INSTRUCTION =>
Quote exactly the lines spanning from the top of the data below to the line that contains "const totalLLF = 1;", including both.

------------------------------------------------

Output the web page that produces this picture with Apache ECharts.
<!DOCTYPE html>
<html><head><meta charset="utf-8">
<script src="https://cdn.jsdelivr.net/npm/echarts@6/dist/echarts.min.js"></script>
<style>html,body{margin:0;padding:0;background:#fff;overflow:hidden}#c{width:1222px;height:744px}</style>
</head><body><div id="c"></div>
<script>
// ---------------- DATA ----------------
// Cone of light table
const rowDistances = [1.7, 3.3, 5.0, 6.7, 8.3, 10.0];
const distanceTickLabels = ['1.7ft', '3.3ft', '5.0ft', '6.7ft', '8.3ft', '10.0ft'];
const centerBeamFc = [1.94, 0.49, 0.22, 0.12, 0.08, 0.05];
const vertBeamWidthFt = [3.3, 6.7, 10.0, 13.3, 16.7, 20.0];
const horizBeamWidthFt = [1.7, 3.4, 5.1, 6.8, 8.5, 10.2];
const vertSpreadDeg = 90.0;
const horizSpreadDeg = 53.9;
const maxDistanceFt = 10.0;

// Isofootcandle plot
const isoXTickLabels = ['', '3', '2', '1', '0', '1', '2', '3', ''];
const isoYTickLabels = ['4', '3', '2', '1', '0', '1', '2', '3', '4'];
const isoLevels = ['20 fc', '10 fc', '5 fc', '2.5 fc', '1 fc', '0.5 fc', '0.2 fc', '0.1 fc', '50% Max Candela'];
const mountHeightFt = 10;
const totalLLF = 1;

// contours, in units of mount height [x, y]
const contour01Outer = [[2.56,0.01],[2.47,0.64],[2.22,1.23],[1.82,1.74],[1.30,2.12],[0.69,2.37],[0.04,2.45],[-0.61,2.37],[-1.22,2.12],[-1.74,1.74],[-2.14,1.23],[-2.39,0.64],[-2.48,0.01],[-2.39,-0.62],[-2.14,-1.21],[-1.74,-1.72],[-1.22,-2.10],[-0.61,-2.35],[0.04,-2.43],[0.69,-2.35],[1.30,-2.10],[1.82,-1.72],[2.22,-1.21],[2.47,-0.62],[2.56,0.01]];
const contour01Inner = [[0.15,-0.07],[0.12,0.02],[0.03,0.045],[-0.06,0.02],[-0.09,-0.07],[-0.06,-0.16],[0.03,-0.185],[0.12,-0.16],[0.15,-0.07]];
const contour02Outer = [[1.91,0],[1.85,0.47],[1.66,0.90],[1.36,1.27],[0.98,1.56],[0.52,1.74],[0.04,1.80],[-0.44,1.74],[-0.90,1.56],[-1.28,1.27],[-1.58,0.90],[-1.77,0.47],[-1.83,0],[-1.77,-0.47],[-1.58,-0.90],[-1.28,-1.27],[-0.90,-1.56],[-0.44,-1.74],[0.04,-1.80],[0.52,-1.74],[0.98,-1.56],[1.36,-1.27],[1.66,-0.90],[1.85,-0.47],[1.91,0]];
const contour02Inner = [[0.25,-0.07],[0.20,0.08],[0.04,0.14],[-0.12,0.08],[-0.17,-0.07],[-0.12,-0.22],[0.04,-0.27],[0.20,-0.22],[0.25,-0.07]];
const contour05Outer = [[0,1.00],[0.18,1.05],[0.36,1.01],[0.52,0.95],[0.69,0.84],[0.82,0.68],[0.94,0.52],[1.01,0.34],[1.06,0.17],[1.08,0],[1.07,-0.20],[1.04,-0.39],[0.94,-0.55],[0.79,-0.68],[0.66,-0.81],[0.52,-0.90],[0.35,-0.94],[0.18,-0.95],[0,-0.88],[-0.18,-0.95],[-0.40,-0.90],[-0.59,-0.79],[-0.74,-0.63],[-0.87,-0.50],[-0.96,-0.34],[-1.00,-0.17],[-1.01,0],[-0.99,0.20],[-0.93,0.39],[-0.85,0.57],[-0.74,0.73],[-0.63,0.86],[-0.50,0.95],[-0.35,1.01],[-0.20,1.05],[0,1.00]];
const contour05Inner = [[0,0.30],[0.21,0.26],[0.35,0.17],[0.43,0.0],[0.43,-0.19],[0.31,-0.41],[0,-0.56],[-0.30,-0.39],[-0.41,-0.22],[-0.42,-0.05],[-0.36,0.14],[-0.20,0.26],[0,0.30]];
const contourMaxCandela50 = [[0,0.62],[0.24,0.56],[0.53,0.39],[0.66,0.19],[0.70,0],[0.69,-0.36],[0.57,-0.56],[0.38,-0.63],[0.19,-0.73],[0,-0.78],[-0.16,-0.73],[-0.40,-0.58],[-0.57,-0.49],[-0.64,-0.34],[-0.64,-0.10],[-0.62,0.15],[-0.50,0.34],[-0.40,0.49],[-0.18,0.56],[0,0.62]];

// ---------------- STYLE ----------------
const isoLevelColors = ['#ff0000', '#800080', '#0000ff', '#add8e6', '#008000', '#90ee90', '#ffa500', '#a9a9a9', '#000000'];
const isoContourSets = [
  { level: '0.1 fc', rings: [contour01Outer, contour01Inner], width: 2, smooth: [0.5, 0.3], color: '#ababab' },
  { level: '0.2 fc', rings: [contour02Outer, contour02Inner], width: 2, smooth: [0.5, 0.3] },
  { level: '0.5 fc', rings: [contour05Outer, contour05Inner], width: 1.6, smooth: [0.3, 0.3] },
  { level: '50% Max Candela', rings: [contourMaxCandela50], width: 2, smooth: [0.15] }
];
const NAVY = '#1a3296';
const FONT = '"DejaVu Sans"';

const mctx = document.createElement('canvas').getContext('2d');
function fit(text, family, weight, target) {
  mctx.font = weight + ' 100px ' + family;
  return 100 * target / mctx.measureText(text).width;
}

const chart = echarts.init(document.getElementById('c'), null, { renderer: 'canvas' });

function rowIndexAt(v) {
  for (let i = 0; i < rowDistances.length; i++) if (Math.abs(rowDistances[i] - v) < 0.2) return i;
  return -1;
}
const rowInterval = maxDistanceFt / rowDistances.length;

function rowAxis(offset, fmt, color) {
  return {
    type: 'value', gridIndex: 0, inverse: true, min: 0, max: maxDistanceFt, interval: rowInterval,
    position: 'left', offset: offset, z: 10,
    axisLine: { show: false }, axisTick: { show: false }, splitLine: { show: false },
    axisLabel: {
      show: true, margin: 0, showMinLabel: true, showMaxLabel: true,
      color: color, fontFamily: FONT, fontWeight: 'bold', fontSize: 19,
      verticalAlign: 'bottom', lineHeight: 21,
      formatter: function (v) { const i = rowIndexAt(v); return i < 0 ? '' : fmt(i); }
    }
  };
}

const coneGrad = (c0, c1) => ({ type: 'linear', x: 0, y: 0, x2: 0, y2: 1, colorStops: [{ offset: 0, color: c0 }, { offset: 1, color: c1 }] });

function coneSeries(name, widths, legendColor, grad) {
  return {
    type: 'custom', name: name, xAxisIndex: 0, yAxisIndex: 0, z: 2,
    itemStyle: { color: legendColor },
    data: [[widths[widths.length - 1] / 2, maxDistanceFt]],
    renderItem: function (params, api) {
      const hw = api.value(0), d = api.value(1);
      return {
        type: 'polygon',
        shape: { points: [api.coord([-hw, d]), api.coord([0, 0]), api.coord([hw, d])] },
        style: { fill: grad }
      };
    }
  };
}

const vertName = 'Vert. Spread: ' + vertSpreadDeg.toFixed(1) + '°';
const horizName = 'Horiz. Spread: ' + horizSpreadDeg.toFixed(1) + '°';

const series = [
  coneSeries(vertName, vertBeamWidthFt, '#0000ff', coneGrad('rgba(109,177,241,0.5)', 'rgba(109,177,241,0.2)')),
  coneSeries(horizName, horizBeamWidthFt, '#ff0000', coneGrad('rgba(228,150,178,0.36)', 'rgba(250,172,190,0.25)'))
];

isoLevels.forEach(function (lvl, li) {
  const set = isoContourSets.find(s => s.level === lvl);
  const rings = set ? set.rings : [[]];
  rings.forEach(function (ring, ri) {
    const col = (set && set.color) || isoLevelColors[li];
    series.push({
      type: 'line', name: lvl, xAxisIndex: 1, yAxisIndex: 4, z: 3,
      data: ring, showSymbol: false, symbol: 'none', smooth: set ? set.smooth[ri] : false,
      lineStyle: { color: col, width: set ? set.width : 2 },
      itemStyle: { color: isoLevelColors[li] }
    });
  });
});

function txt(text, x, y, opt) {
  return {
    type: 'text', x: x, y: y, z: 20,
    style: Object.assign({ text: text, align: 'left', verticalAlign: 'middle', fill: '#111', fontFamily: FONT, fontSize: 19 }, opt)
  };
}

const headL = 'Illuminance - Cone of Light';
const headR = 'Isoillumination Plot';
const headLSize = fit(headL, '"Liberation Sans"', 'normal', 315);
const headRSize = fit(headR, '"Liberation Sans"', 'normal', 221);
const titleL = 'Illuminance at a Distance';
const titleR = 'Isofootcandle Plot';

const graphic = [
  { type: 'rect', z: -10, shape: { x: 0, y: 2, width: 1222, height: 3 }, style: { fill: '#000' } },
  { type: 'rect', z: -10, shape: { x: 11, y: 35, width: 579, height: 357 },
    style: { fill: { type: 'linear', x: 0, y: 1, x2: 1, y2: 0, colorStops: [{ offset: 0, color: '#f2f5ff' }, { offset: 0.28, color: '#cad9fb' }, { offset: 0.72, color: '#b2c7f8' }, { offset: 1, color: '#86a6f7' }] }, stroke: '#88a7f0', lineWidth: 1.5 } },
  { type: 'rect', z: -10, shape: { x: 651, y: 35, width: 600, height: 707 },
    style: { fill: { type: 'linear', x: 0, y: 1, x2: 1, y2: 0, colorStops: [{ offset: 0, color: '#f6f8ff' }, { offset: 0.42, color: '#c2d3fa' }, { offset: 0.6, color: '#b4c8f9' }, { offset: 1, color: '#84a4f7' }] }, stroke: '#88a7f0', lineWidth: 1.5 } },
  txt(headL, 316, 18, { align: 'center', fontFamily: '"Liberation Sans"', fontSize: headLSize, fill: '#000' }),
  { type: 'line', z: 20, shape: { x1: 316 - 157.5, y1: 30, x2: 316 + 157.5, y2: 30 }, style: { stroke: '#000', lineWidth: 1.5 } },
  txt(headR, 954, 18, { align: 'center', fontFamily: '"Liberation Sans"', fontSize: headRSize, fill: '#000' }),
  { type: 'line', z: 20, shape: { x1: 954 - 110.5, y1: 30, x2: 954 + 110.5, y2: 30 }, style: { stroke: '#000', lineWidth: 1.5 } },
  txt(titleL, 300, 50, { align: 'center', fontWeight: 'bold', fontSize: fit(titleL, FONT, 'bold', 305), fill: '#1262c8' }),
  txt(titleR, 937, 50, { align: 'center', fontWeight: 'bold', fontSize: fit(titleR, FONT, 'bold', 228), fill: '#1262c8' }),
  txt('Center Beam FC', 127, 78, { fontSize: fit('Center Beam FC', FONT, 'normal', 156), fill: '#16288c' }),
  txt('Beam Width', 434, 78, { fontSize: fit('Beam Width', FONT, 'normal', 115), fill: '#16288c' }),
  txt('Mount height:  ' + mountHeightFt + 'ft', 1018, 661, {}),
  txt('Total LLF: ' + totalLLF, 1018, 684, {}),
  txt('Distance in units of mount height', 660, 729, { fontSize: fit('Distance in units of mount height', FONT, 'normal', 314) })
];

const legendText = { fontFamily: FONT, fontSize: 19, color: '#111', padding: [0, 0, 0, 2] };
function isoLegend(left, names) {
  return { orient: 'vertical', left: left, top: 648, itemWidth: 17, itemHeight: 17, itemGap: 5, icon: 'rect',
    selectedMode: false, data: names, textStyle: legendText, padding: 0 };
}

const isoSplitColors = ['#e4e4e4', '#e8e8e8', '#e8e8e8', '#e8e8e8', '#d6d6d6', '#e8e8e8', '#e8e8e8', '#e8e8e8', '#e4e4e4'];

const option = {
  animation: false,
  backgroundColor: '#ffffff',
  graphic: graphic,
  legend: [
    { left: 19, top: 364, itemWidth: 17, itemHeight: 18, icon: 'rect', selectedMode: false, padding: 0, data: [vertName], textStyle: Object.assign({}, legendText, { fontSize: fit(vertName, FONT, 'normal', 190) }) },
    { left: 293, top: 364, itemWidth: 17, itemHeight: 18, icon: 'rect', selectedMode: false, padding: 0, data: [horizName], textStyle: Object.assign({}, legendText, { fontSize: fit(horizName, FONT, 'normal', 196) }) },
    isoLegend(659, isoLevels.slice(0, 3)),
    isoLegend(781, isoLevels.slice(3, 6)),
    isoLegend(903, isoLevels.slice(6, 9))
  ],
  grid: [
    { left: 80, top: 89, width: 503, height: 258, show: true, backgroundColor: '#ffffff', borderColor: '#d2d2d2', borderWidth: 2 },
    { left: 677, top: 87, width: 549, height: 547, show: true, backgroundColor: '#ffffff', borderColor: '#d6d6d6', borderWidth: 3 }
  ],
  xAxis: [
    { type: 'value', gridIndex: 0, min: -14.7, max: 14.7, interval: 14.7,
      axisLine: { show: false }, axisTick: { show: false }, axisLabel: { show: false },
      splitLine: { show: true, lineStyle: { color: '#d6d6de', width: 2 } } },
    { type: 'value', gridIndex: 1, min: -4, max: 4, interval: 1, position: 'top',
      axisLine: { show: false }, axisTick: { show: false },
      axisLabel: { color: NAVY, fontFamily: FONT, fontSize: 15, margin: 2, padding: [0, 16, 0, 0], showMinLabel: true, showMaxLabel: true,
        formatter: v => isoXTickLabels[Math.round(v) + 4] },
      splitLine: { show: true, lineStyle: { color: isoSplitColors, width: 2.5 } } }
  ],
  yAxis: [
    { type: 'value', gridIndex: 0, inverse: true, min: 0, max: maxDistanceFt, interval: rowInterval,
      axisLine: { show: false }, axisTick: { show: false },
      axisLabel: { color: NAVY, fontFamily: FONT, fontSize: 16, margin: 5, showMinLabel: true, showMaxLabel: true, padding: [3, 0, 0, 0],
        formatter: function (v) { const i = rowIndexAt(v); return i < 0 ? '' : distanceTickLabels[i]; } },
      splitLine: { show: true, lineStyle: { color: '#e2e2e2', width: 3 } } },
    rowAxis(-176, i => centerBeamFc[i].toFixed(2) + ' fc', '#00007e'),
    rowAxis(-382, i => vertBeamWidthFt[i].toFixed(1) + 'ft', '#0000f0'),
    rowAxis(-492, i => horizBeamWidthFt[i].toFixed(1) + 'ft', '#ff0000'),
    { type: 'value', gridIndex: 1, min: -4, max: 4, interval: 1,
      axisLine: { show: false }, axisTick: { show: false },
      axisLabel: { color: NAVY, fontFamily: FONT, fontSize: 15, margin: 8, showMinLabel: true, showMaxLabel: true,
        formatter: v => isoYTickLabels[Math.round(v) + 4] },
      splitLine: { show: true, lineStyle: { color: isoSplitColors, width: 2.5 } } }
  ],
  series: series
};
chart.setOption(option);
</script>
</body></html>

------------------------------------------------

EXPECTED ANSWER =>
Output the web page that produces this picture with Apache ECharts.
<!DOCTYPE html>
<html><head><meta charset="utf-8">
<script src="https://cdn.jsdelivr.net/npm/echarts@6/dist/echarts.min.js"></script>
<style>html,body{margin:0;padding:0;background:#fff;overflow:hidden}#c{width:1222px;height:744px}</style>
</head><body><div id="c"></div>
<script>
// ---------------- DATA ----------------
// Cone of light table
const rowDistances = [1.7, 3.3, 5.0, 6.7, 8.3, 10.0];
const distanceTickLabels = ['1.7ft', '3.3ft', '5.0ft', '6.7ft', '8.3ft', '10.0ft'];
const centerBeamFc = [1.94, 0.49, 0.22, 0.12, 0.08, 0.05];
const vertBeamWidthFt = [3.3, 6.7, 10.0, 13.3, 16.7, 20.0];
const horizBeamWidthFt = [1.7, 3.4, 5.1, 6.8, 8.5, 10.2];
const vertSpreadDeg = 90.0;
const horizSpreadDeg = 53.9;
const maxDistanceFt = 10.0;

// Isofootcandle plot
const isoXTickLabels = ['', '3', '2', '1', '0', '1', '2', '3', ''];
const isoYTickLabels = ['4', '3', '2', '1', '0', '1', '2', '3', '4'];
const isoLevels = ['20 fc', '10 fc', '5 fc', '2.5 fc', '1 fc', '0.5 fc', '0.2 fc', '0.1 fc', '50% Max Candela'];
const mountHeightFt = 10;
const totalLLF = 1;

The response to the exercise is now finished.